Und nach den brutalen Mordanschlägen auf Juden in Brüssel, Paris und Kopenhagen, die Besorgnis, ja Angst, in unsere Basis auslösten, reagierte die EJGK, zusammen mit der jüdisch-römisch katholischen Gesprächskommission mit einer klaren Botschaft und forderte in einer offenen Stellungnahme mehr Sicherheit für die jüdischen Gemeinden in der Schweiz.

Dass Juden und Christen heute zusammenstehen und gemeinsam Position beziehen, ist sehr erfreulich. Im Kampf gegen Antisemitismus wissen wir heute, dass die reformierte Kirche auf unserer Seite steht. Gesellschaftspolitisch ziehen Juden und Christen heute grösstenteils am gleichen Strang. Beide kämpfen wir für eine offene, menschliche Schweiz und Migrationspolitik; wir vertreten die gleichen Werte. Das Verhältnis zu der reformierten Kirche ist heute sehr gut – auch wenn es nach wie vor zu gewissen Themen Differenzen gibt.

Ich will nicht verhehlen, dass es bei diesen Differenzen meist um Israel geht: Ihr Hilfswerk, das HEKS, propagiert in den Augen vieler Schweizer Juden ein schwarzweisses Bild des Nahostkonflikts.

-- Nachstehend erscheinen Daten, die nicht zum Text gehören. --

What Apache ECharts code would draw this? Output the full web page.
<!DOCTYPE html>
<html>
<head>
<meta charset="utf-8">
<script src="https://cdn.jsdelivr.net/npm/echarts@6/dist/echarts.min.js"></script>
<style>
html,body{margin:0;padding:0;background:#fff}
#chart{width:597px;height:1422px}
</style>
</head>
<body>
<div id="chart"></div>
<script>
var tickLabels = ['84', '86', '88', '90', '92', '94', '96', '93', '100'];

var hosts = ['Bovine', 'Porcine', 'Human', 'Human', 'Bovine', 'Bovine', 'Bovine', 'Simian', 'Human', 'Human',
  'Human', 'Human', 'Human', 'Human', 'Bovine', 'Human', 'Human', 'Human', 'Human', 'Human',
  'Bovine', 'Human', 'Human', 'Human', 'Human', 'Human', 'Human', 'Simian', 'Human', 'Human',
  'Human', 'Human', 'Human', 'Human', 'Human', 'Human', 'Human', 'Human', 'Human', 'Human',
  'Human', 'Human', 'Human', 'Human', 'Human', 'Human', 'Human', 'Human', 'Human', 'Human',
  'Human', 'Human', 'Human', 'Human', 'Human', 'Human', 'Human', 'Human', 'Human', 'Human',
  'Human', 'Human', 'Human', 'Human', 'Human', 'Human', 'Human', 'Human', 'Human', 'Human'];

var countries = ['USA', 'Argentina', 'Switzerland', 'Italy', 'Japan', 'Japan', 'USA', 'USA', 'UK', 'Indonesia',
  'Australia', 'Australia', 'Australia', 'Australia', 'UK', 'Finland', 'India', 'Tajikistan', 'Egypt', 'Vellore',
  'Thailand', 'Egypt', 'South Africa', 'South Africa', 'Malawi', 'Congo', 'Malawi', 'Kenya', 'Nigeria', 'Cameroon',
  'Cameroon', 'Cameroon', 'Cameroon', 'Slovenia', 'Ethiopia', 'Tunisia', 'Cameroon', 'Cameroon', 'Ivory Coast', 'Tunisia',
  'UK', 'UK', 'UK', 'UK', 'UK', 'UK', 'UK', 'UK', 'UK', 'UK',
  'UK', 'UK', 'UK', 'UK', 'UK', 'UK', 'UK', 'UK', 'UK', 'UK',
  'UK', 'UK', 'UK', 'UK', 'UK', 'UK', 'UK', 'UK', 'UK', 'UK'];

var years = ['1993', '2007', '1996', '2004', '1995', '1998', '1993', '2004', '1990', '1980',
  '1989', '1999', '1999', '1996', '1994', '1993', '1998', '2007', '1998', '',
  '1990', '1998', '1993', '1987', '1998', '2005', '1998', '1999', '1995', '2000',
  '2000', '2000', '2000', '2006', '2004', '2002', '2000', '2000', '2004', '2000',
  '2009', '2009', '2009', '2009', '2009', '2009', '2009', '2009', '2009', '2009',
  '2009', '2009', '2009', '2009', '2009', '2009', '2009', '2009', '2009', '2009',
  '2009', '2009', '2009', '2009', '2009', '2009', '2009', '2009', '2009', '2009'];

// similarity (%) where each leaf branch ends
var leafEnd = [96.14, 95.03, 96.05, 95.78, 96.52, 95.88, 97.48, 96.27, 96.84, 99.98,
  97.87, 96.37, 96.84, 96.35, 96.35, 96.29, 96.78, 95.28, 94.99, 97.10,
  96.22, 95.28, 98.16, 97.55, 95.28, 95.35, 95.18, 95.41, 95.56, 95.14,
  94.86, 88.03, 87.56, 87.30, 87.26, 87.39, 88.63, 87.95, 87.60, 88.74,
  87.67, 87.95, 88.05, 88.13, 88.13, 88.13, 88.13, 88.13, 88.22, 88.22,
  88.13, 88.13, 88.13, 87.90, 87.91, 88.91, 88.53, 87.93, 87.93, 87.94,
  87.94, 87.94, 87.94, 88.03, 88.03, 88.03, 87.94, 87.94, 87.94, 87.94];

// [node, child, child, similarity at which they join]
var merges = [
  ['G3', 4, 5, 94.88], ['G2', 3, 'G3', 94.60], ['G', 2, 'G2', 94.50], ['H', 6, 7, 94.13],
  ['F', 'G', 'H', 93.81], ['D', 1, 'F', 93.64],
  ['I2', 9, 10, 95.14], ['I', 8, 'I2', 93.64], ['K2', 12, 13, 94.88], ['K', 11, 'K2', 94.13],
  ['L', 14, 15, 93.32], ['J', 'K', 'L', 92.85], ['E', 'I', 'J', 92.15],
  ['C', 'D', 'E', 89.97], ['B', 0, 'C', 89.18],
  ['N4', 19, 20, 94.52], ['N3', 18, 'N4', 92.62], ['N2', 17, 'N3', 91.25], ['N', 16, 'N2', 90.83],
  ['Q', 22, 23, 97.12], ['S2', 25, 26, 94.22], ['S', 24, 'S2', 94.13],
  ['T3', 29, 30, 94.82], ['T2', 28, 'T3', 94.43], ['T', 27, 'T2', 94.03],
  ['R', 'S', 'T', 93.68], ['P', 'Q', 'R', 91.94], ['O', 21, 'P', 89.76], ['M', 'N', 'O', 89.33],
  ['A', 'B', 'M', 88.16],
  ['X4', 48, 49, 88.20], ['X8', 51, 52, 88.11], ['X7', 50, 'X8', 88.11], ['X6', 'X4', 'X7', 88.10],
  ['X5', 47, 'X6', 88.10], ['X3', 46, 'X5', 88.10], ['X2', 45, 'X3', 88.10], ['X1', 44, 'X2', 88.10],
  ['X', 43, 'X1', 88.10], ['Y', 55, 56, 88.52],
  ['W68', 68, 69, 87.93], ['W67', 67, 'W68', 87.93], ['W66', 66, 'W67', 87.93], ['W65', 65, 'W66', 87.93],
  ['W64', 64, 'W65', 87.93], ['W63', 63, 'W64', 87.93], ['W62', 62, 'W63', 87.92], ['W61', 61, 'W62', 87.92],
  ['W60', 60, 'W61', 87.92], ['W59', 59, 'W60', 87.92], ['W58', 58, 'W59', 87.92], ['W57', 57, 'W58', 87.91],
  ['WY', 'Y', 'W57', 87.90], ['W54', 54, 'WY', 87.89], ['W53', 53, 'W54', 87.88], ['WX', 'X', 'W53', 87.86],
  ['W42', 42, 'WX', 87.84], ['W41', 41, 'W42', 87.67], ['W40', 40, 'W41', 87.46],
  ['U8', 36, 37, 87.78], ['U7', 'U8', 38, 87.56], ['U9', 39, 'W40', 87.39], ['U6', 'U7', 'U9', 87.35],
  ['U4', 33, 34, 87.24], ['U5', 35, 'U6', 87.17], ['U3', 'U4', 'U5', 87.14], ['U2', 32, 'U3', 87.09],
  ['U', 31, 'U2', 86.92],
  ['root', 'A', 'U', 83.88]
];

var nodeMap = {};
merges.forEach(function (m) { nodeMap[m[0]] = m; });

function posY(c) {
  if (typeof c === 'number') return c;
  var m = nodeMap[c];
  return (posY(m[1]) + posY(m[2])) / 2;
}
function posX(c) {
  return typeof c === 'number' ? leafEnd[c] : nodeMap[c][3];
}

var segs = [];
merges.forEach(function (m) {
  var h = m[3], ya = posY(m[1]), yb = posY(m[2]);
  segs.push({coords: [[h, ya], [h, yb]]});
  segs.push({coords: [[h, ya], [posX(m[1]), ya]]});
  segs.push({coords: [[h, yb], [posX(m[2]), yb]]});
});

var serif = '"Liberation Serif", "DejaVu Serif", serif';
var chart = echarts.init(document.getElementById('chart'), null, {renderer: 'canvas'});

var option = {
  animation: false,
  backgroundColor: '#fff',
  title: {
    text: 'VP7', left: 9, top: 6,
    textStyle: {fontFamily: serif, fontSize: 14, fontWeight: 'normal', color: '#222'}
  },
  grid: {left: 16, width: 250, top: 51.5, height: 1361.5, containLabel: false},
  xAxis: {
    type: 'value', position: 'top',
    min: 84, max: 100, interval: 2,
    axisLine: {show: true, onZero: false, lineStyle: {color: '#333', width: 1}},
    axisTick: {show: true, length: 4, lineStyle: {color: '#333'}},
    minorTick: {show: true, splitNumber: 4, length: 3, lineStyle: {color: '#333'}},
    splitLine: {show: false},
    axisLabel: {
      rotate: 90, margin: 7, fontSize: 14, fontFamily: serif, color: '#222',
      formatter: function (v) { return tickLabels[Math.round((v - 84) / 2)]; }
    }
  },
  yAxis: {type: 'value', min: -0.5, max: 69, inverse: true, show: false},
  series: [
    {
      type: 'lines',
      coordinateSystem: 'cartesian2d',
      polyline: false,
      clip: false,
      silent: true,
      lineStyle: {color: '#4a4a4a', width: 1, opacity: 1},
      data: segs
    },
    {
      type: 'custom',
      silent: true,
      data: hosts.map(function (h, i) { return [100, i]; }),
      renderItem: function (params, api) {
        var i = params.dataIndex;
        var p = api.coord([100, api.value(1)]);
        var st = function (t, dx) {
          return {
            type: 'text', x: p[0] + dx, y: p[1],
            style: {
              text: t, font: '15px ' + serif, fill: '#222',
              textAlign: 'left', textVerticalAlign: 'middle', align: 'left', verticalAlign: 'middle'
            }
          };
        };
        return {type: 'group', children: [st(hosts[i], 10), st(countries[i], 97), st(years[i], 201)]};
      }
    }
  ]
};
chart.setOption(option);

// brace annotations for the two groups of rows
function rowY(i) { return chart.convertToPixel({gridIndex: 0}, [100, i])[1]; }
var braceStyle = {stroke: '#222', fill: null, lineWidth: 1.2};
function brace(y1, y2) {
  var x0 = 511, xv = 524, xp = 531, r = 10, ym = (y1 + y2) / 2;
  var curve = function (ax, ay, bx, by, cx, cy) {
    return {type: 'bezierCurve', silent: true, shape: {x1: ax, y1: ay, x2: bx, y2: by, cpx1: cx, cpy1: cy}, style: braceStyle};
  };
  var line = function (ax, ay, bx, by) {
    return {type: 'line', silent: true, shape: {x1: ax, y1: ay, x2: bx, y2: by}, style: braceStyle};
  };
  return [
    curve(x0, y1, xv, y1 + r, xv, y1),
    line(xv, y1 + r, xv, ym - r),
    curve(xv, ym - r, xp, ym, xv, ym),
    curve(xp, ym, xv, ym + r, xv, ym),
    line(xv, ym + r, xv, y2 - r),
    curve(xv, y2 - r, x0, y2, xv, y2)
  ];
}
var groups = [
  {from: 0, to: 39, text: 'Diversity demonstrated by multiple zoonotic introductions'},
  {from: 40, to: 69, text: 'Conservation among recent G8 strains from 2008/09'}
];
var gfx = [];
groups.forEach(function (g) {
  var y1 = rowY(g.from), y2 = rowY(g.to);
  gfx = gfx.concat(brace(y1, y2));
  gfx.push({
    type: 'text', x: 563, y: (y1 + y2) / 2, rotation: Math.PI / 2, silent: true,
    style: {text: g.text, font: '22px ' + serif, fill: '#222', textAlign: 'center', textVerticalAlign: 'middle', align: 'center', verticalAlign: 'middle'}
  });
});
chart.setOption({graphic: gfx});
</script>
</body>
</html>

Es stört mich - und nicht nur mich – dass einige der aktivsten Israelhasser in der Schweiz Absolventen eines angeblichen „Friedensprogramms“ sind, eines Programms, welches in der Schweiz unter dem Patronat des SEK steht.

Im letzten Sommer haben wir den SEK und das HEKS, welches in der Schweiz verantwortlich ist für die Teilnahme von Freiwilligen an diesem Programm, darauf aufmerksam gemacht, dass eine Person, die dieses Programm gleich zweimal absolviert hat, in der Schweiz aktiv Stimmung gegen Juden macht. Auf einer von ihr erstellten Facebookseite liess sie zu, dass Dritte in ihren Einträgen Juden gar mit dem Tod bedrohen. Als wir diese antisemitischen Drohungen verurteilten, bezichtigte uns die Person sogar noch der Brandstiftung und der Hetze. Während der SEK sich im direkten Gespräch mit uns klar und deutlich von dem Tun und dem Gedankengut dieser „Friedensprogramm-Absolventin“ distanzierte, verteidigte das HEKS sie. Das hat uns sehr enttäuscht. Und die Israelhasserin macht weiter: Diese Woche liess sie wiederum einen Eintrag von einer Drittperson auf ihrer Facebookseite stehen, der den Titel trug: „Israel and ISIS are similar in several fundamental ways“, zu Deutsch etwa „Israel und der Islamische Staat sind verschiedentlich in grundsätzlicher Weise ähnlich“.

Lassen Sie es mich klar und deutlich sagen: Eine Dämonisierung des jüdischen Staates, wie sie leider immer wieder von Absolventen dieses sogenannten Friedensprogramms propagiert wird, erschwert nicht nur eine friedliche Lösung in Nahost, sondern auch den Kampf gegen Antisemitismus hier in der Schweiz

Dennoch: Das Verhältnis zu der reformierten Kirche ist heute von Vertrauen und gegenseitiger Wertschätzung geprägt – trotz Meinungsverschiedenheiten, wie sie zwischen Partnern immer wieder vorkommen können. Ja, sie lösen zwar gelegentlich Verstimmungen aus, die wir aber heute im Geiste des gegenseitigen Respekts in gemeinsamen Gesprächen austragen. Sie zeigen aber auch, dass es dem Dialog ähnlich geht wie der Freiheit: Auch einem bereits erreichten Stand im partnerschaftlichen Dialog muss permanent Sorge getragen werden. Sich auf den Lorbeeren des Erreichten auszuruhen ist schlicht verboten! Pflegen wir also weiterhin den Dialog auf Augenhöhe, und diskutieren wir weiterhin nicht nur Gemeinsamkeiten, sondern auch Differenzen. Ich bin überzeugt, dass davon alle profitieren!

Lassen Sie mich schliessen mit dem erneuten Dank für Ihre Einladung, an dieser Abgeordnetenversammlung dabei sein zu dürfen. Ich wünsche Ihnen noch weiterhin eine erfolgreiche Versammlung und danke Ihnen für Ihre Aufmerksamkeit!